Description of the task: Copy the lines holding the word "this", all of them.

Material for the task:
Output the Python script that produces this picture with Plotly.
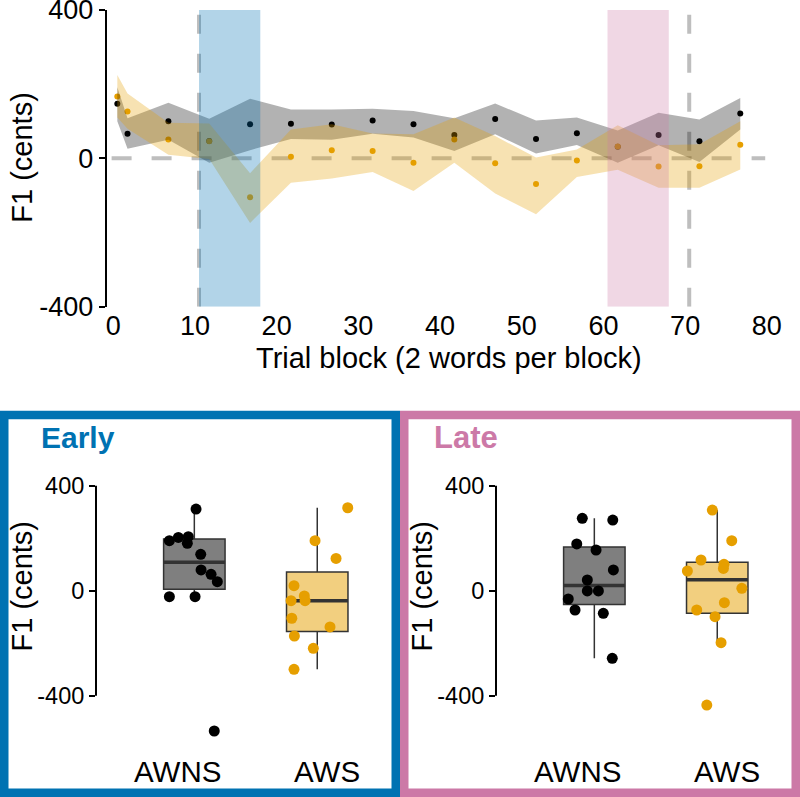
import numpy as np
import plotly.graph_objects as go

W, H = 800, 797
FONT = "Liberation Sans, Arial, sans-serif"

# ---------------- Top panel data ----------------
block = [0.5, 1.75, 6.75, 11.75, 16.75, 21.75, 26.75, 31.75, 36.75, 41.75,
         46.75, 51.75, 56.75, 61.75, 66.75, 71.75, 76.75]
awns_mean = [147, 66, 100, 47, 92, 93, 91, 102, 92, 63, 106, 52, 68, 31, 63, 46, 121]
awns_hi = [192, 108, 150, 107, 161, 132, 132, 134, 128, 108, 148, 102, 110, 75, 123, 105, 163]
awns_lo = [100, 26, 50, -12, 22, 52, 50, 66, 56, 20, 65, 13, 36, -12, 35, -10, 78]
aws_mean = [167, 126, 51, 46, -105, 4, 22, 20, -12, 51, -13, -69, -6, 32, -22, -21, 37]
aws_hi = [225, 175, 96, 94, -40, 78, 92, 67, 65, 110, 60, 2, 24, 89, 35, 38, 100]
aws_lo = [110, 80, 10, -2, -174, -66, -54, -37, -88, -12, -95, -151, -50, -31, -79, -79, -30]

top_xticks = [0, 10, 20, 30, 40, 50, 60, 70, 80]
y_ticks = [-400, 0, 400]
y_ticktext = ["-400", "0", "400"]

early_window = [10.5, 18]
late_window = [60.5, 68]
phase_lines = [10.5, 70.5]
zero_line_span = [-0.2, 79.8]

# ---------------- Bottom panels data ----------------
groups = ["AWNS", "AWS"]
early_awns = [311, 190.5, 203, 206, 180.5, 138.6, 79, 62.4, 34.3, -22.7, -22.7, -534.5]
early_awns_jit = [0.014, -0.203, -0.13, -0.049, -0.057, 0.052, 0.055, 0.136, 0.187, -0.203, 0.006, 0.162]
early_aws = [316, 190.5, 123, 19, -20.2, -38, -38, -105, -138, -172.6, -219.6, -299.6]
early_aws_jit = [0.248, -0.018, 0.153, -0.189, -0.105, -0.213, -0.099, -0.207, 0.104, -0.186, -0.032, -0.189]
late_awns = [275.8, 269, 178, 155, 79, 40.8, -1, -1, -31.6, -73.5, -86, -257.7]
late_awns_jit = [-0.098, 0.15, -0.143, 0.014, 0.155, -0.057, -0.057, 0.033, -0.212, -0.157, 0.073, 0.146]
late_aws = [307, 190.5, 117, 100.4, 85, 75, 9, -45.6, -73.5, -99, -198, -435.6]
late_aws_jit = [-0.04, 0.118, -0.132, 0.055, 0.05, -0.243, 0.2, 0.058, -0.167, -0.018, 0.031, -0.085]
label_pos = [0.863, 2.077]

C_AWNS = "#000000"
C_AWS = "#E69F00"
C_EARLY = "#0072B2"
C_LATE = "#CC79A7"

fig = go.Figure()

# top: points first, ribbons drawn over them
fig.add_trace(go.Scatter(x=block, y=awns_mean, mode="markers",
                         marker=dict(color=C_AWNS, size=6), xaxis="x", yaxis="y"))
fig.add_trace(go.Scatter(x=block, y=aws_mean, mode="markers",
                         marker=dict(color=C_AWS, size=6), xaxis="x", yaxis="y"))
fig.add_trace(go.Scatter(x=block + block[::-1], y=awns_hi + awns_lo[::-1], mode="lines",
                         fill="toself", fillcolor="rgba(0,0,0,0.3)", line=dict(width=0),
                         xaxis="x", yaxis="y"))
fig.add_trace(go.Scatter(x=block + block[::-1], y=aws_hi + aws_lo[::-1], mode="lines",
                         fill="toself", fillcolor="rgba(230,159,0,0.3)", line=dict(width=0),
                         xaxis="x", yaxis="y"))

# bottom panels
def add_group(vals, jit, pos, color, fill, xa, ya):
    fig.add_trace(go.Box(y=vals, x0=pos, width=0.5, fillcolor=fill,
                         line=dict(color="#333333", width=1.5), boxpoints="outliers",
                         marker=dict(opacity=0, size=1),
                         whiskerwidth=0, quartilemethod="linear",
                         xaxis=xa, yaxis=ya))
    med = float(np.median(vals))
    fig.add_trace(go.Scatter(x=[pos - 0.25, pos + 0.25], y=[med, med], mode="lines",
                             line=dict(color="#333333", width=3.5), xaxis=xa, yaxis=ya))
    fig.add_trace(go.Scatter(x=[pos + j for j in jit], y=vals, mode="markers",
                             marker=dict(color=color, size=11), xaxis=xa, yaxis=ya))

add_group(early_awns, early_awns_jit, 1, C_AWNS, "rgba(0,0,0,0.5)", "x2", "y2")
add_group(early_aws, early_aws_jit, 2, C_AWS, "rgba(230,159,0,0.5)", "x2", "y2")
add_group(late_awns, late_awns_jit, 1, C_AWNS, "rgba(0,0,0,0.5)", "x3", "y3")
add_group(late_aws, late_aws_jit, 2, C_AWS, "rgba(230,159,0,0.5)", "x3", "y3")

def py(p):
    return 1 - p / H

def px(p):
    return p / W

tickfont_top = dict(family=FONT, size=27, color="black")
tickfont_bot = dict(family=FONT, size=23.5, color="black")

fig.update_layout(
    width=W, height=H, showlegend=False,
    paper_bgcolor="white", plot_bgcolor="rgba(0,0,0,0)",
    margin=dict(l=0, r=0, t=0, b=0, pad=0),
    font=dict(family=FONT, color="black"),
    xaxis=dict(domain=[px(106.7), px(775)], range=[-0.8, 81], tickvals=top_xticks,
               showline=False, showgrid=False, zeroline=False, ticks="",
               tickfont=tickfont_top, ticklabeloverflow="allow",
               anchor="y", automargin=False),
    yaxis=dict(domain=[py(306.7), py(10)], range=[-400, 400], tickvals=y_ticks,
               ticktext=y_ticktext, showline=True, linecolor="black", linewidth=2,
               ticks="outside", ticklen=6, tickwidth=2, tickcolor="black",
               showgrid=False, zeroline=False, tickfont=tickfont_top, anchor="x",
               ticklabeloverflow="allow", automargin=False),
    xaxis2=dict(domain=[px(96), px(391)], range=[0.2, 2.6], showticklabels=False,
                showline=False, showgrid=False, zeroline=False, ticks="", anchor="y2",
                automargin=False),
    yaxis2=dict(domain=[py(737.7), py(475.2)], range=[-560, 440], tickvals=y_ticks,
                ticktext=y_ticktext, showline=False, ticks="outside", ticklen=6,
                tickwidth=2, tickcolor="black", showgrid=False, zeroline=False,
                tickfont=tickfont_bot, anchor="x2", ticklabeloverflow="allow",
                automargin=False),
    xaxis3=dict(domain=[px(496), px(791)], range=[0.2, 2.6], showticklabels=False,
                showline=False, showgrid=False, zeroline=False, ticks="", anchor="y3",
                automargin=False),
    yaxis3=dict(domain=[py(737.7), py(475.2)], range=[-560, 440], tickvals=y_ticks,
                ticktext=y_ticktext, showline=False, ticks="outside", ticklen=6,
                tickwidth=2, tickcolor="black", showgrid=False, zeroline=False,
                tickfont=tickfont_bot, anchor="x3", ticklabeloverflow="allow",
                automargin=False),
)

shapes = []
# dashed reference lines under the data
shapes.append(dict(type="line", xref="x", yref="y", x0=zero_line_span[0], x1=zero_line_span[1],
                   y0=0, y1=0, layer="below",
                   line=dict(color="#BEBEBE", width=4, dash="20px,20px")))
for xv in phase_lines:
    shapes.append(dict(type="line", xref="x", yref="y", x0=xv, x1=xv, y0=-400, y1=400,
                       layer="below", line=dict(color="#BEBEBE", width=4, dash="19px,20px")))
# analysis windows on top
shapes.append(dict(type="rect", xref="x", yref="y", x0=early_window[0], x1=early_window[1],
                   y0=-400, y1=400, fillcolor="rgba(0,114,178,0.3)", line=dict(width=0),
                   layer="above"))
shapes.append(dict(type="rect", xref="x", yref="y", x0=late_window[0], x1=late_window[1],
                   y0=-400, y1=400, fillcolor="rgba(204,121,167,0.3)", line=dict(width=0),
                   layer="above"))
# capped y axis lines in bottom panels
for xr, yr in (("x2 domain", "y2"), ("x3 domain", "y3")):
    shapes.append(dict(type="line", xref=xr, yref=yr, x0=0, x1=0, y0=-400, y1=400,
                       line=dict(color="black", width=2)))
# panel frames
bw = 8.5
shapes.append(dict(type="rect", xref="paper", yref="paper",
                   x0=px(bw / 2), x1=px(400 - bw / 2), y0=py(410.7 + bw / 2), y1=py(797 - bw / 2),
                   line=dict(color=C_EARLY, width=bw), fillcolor="rgba(0,0,0,0)"))
shapes.append(dict(type="rect", xref="paper", yref="paper",
                   x0=px(400 + bw / 2), x1=px(800 - bw / 2), y0=py(410.7 + bw / 2), y1=py(797 - bw / 2),
                   line=dict(color=C_LATE, width=bw), fillcolor="rgba(0,0,0,0)"))
fig.update_layout(shapes=shapes)

ann = []
title_font = dict(family=FONT, size=29, color="black")
ann.append(dict(text="F1 (cents)", x=px(21.7), y=py(157), xref="paper", yref="paper",
                textangle=-90, showarrow=False, font=title_font, xanchor="center", yanchor="middle"))
ann.append(dict(text="Trial block (2 words per block)", x=px(449), y=py(358), xref="paper",
                yref="paper", showarrow=False, font=title_font, xanchor="center", yanchor="middle"))
for off in (0, 400):
    ann.append(dict(text="F1 (cents)", x=px(21.7 + off), y=py(585.8), xref="paper", yref="paper",
                    textangle=-90, showarrow=False, font=title_font, xanchor="center",
                    yanchor="middle"))
ann.append(dict(text="<b>Early</b>", x=px(39), y=py(437), xref="paper", yref="paper",
                showarrow=False, xanchor="left", yanchor="middle",
                font=dict(family=FONT, size=30, color=C_EARLY)))
ann.append(dict(text="<b>Late</b>", x=px(432), y=py(437), xref="paper", yref="paper",
                showarrow=False, xanchor="left", yanchor="middle",
                font=dict(family=FONT, size=31, color=C_LATE)))
label_font = dict(family=FONT, size=29.5, color="black")
for xr in ("x2", "x3"):
    for g, lp in zip(groups, label_pos):
        ann.append(dict(text=g, x=lp, y=py(771.7), xref=xr, yref="paper", showarrow=False,
                        xanchor="center", yanchor="middle", font=label_font))
fig.update_layout(annotations=ann)

fig.write_html("out.html", config={"displayModeBar": False},
               post_script="document.body.style.margin='0px';document.body.style.padding='0px';")
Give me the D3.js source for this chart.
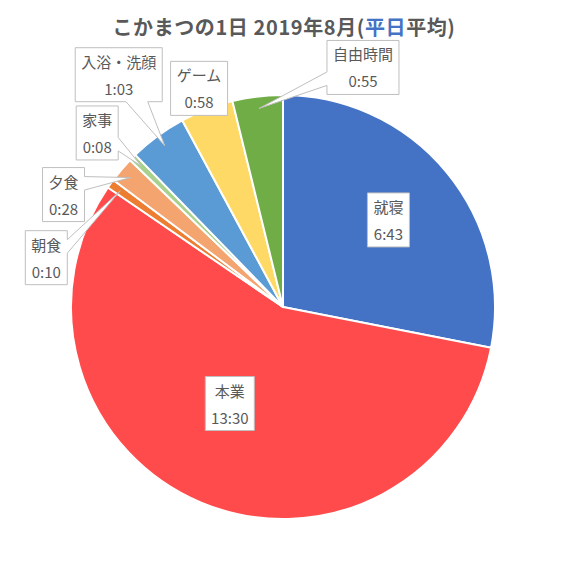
<!DOCTYPE html>
<html>
<head>
  <meta charset="utf-8">
  <title>こかまつの1日</title>
  <script src="https://d3js.org/d3.v7.min.js"></script>
</head>
<body style="margin:0px; overflow:hidden; background:#fff;">
  <svg id="chart" width="567" height="567"></svg>
  <script>
    // Data
    const categories = ["就寝", "本業", "朝食", "夕食", "家事", "入浴・洗顔", "ゲーム", "自由時間"];
    const durations = ["6:43", "13:30", "0:10", "0:28", "0:08", "1:03", "0:58", "0:55"];
    const colors = ["#4472C4", "#FF4B4B", "#ED7D31", "#F4A46F", "#A9D18E", "#5B9BD5", "#FFD966", "#70AD47"];

    // Label layout (box centre offset from the slice pointer)
    const labelOffsets = [[-49, 40], [24, -88], [-74, 67], [-67, 17], [-44, -33], [-46, -71], [-12, -32], [104, -41]];
    const showLeader = [false, false, true, true, true, true, false, true];

    const minutes = durations.map(s => {
      const [h, m] = s.split(":").map(Number);
      return h * 60 + m;
    });
    const data = categories.map((c, i) => ({ name: c, label: durations[i], value: minutes[i], color: colors[i] }));

    const cx = 283, cy = 307, radius = 212;
    const font = "'Noto Sans CJK JP', 'Noto Sans', sans-serif";
    const textColor = "#595959";

    const svg = d3.select("#chart");

    // Title
    const title = svg.append("text")
      .attr("x", 284).attr("y", 35)
      .attr("text-anchor", "middle")
      .style("font-family", font)
      .style("font-size", "20px")
      .style("letter-spacing", "0.6px")
      .style("font-weight", "bold")
      .style("fill", textColor);
    title.append("tspan").text("こかまつの1日  2019年8月(");
    title.append("tspan").text("平日").style("fill", "#4472C4");
    title.append("tspan").text("平均)");

    // Pie
    const pie = d3.pie().sort(null).value(d => d.value);
    const arcs = pie(data);
    const arc = d3.arc().innerRadius(0).outerRadius(radius);
    const pointerArc = d3.arc().innerRadius(200).outerRadius(200);

    const g = svg.append("g").attr("transform", "translate(" + cx + "," + cy + ")");

    g.selectAll("path.slice")
      .data(arcs).enter()
      .append("path")
      .attr("class", "slice")
      .attr("d", arc)
      .attr("fill", d => d.data.color)
      .attr("stroke", "#fff")
      .attr("stroke-width", 2)
      .attr("stroke-linejoin", "round");

    // Callout labels
    const lineGap = 27;
    arcs.forEach((d, i) => {
      const [px, py] = pointerArc.centroid(d);
      const bx = px + labelOffsets[i][0];
      const by = py + labelOffsets[i][1];

      const lg = g.append("g");
      const box = lg.append("path");
      const t1 = lg.append("text")
        .attr("x", bx).attr("y", by - lineGap / 2)
        .attr("text-anchor", "middle")
        .attr("dominant-baseline", "central")
        .style("font-family", font).style("font-size", "15px").style("fill", textColor)
        .text(d.data.name);
      const t2 = lg.append("text")
        .attr("x", bx).attr("y", by + lineGap / 2)
        .attr("text-anchor", "middle")
        .attr("dominant-baseline", "central")
        .style("font-family", font).style("font-size", "15px").style("fill", textColor)
        .text(d.data.label);

      const tw = Math.max(t1.node().getComputedTextLength(), t2.node().getComputedTextLength());
      const w = Math.round(tw + 12), h = 54;
      const x0 = bx - w / 2, y0 = by - h / 2, x1 = x0 + w, y1 = y0 + h;

      // wedgeRectCallout-like outline
      let pts = [[x0, y0], [x1, y0], [x1, y1], [x0, y1]];
      if (showLeader[i]) {
        const dxPos = px - bx, dyPos = py - by;
        const horizontal = Math.abs(dxPos * h) > Math.abs(dyPos * w);
        const ya = y0 + h * (dyPos > 0 ? 7 : 2) / 12, yb = y0 + h * (dyPos > 0 ? 10 : 5) / 12;
        const xa = x0 + w * (dxPos > 0 ? 7 : 2) / 12, xb = x0 + w * (dxPos > 0 ? 10 : 5) / 12;
        if (horizontal && dxPos > 0) {
          pts = [[x0, y0], [x1, y0], [x1, ya], [px, py], [x1, yb], [x1, y1], [x0, y1]];
        } else if (horizontal) {
          pts = [[x0, y0], [x1, y0], [x1, y1], [x0, y1], [x0, yb], [px, py], [x0, ya]];
        } else if (dyPos > 0) {
          pts = [[x0, y0], [x1, y0], [x1, y1], [xb, y1], [px, py], [xa, y1], [x0, y1]];
        } else {
          pts = [[x0, y0], [xa, y0], [px, py], [xb, y0], [x1, y0], [x1, y1], [x0, y1]];
        }
      }
      box.attr("d", d3.line()(pts) + "Z")
        .attr("fill", "#fff")
        .attr("stroke", "#BFBFBF")
        .attr("stroke-width", 1);
    });
  </script>
</body>
</html>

Full solution:
Output the Python script that produces this picture with Plotly.
Give me the D3.js source for this chart.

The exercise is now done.